Barry is the founder and Professor of the M.Div. program for Mindanao Grace Seminary, Philippines.
Puritans in the New World
The first group of English settlers to come to the New World arrived at Plymouth in 1620. This was a mixed group. Some came for adventure and for fortune, but the majority of settlers were coming to flee religious persecution and to establish a "New Jerusalem." They were looking for a place to live free from sin, corruption, and an oppressive government. They left England on two ships, but due to some trouble, all the passengers had to be transferred to one ship, called the Mayflower. There were 103 passengers on this ship for 66 days. Two people died along the way, and one baby was born.
The ship was on route to land near the Hudson River. Instead, it landed near Cape Cod. After attempting to sail to the Hudson outlet, the ship was forced to return to Cape Cod due to rough sailing. This became the Plymouth settlement. Later other would arrive in the New World.
The Mayflower Compact
This was the first document written by the new settlers for the government of the colony. It was signed on November 11, 1920, while they were still onboard the ship. It became a very important document and influenced the way the US government was established.
The document was conceived because the ship was to land in one place (Virginia) but was taken off course and landed in another area. Some of the settlers were concerned that they had no legal charter to establish a colony on that land. William Bradford and William Brewster drew up the document to maintain the peaceful unity of the group.
The document could not establish the legality of the colony on this land where they had no charter. All it could do is act as a guide for how the colony would function. The Compact draws upon Puritan ideals and applies them to the civil realm.
With the compact, we see the idea of self-government and common consent. The Declaration of Independence from England references the ideals laid out in this document.
In 1629, the second group of settlers arrived. Because of disagreements that arose within these two groups, they decided to part and settle in a different place. This laid the course for the 13 colonies, as well as the concept of states.

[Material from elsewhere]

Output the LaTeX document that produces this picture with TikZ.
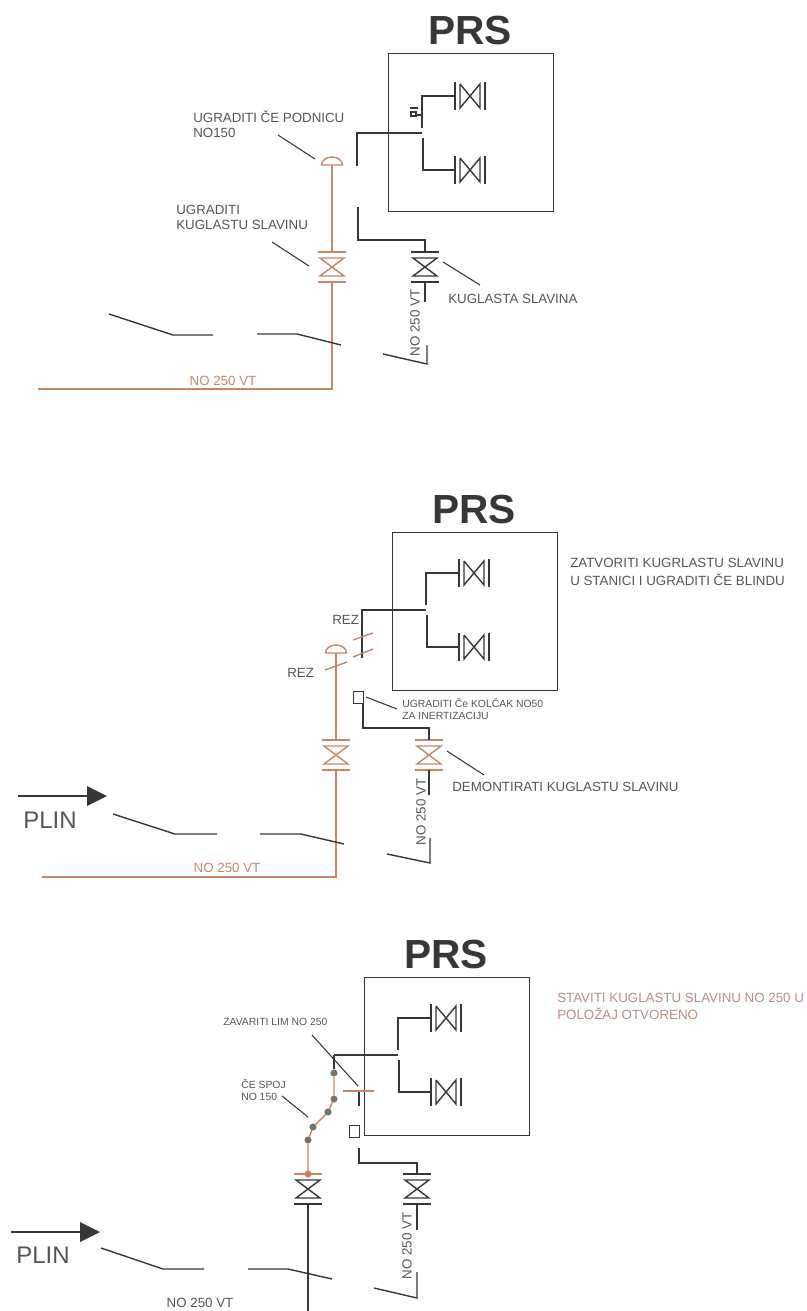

Rodger Williams and the first Baptist Church
He was born in London around 1603. No doubt, growing up as a young man, he was aware of the persecutions and burnings at the stake of religious heretics. As a boy in his teens, a lawyer was able to secure a place for him in school. He attended Pembroke College, Cambridge. After graduating, he became the chaplain to a wealthy family in 1629.
In February 1631, he and his family arrived at Boston, Mass., on the Lyon.
He was a preacher in Plymouth and Salem, but the Puritans did not like him. He left to settle on his own and make friends with the Indians. He gained the respect of the Indians by purchasing land from them rather than just taking it. He named his settlement Providence.
In 1643, he went back to England to get a charter for his colony. During his voyage, he wrote the book "Key Languages of America" based upon his experiences and learning the languages of the Indians he encountered.
When he returned, he started a trading post to trade with the Indians. John Clarke (who was a preacher from Newport) joined him.
Williams is best remembered for two things.
(1) He had respect for the native people, and especially his disapproval of taking land from them. Remember, he bought land rather than took it. This was one of the issues that caused him to have to leave the Massachusetts colony.
(2) The other issue that is remembered (and this one is more well known) is his belief in the separation of church and state. He had seen the issues that arise when the government is of one religion and tries to force that religion on its people. He believed that religion was not something the government had the right to enforce, impose, or restrict. He said that personal religious practices were a matter of "liberty of the conscience." Besides his views on the natives and their land, he was also officially banished for political views. Williams said that the government and magistrates had no right to interfere in or be involved in matters of religion.
He sought a place for true religious freedom. Because of his views, the colony that he established (which later became the state of Rhode Island) became a safe place for Jews, Baptists, and Quaker settlers. His views on religious liberty and the separation of church and state were adopted in the US Constitution and the Bill of Rights.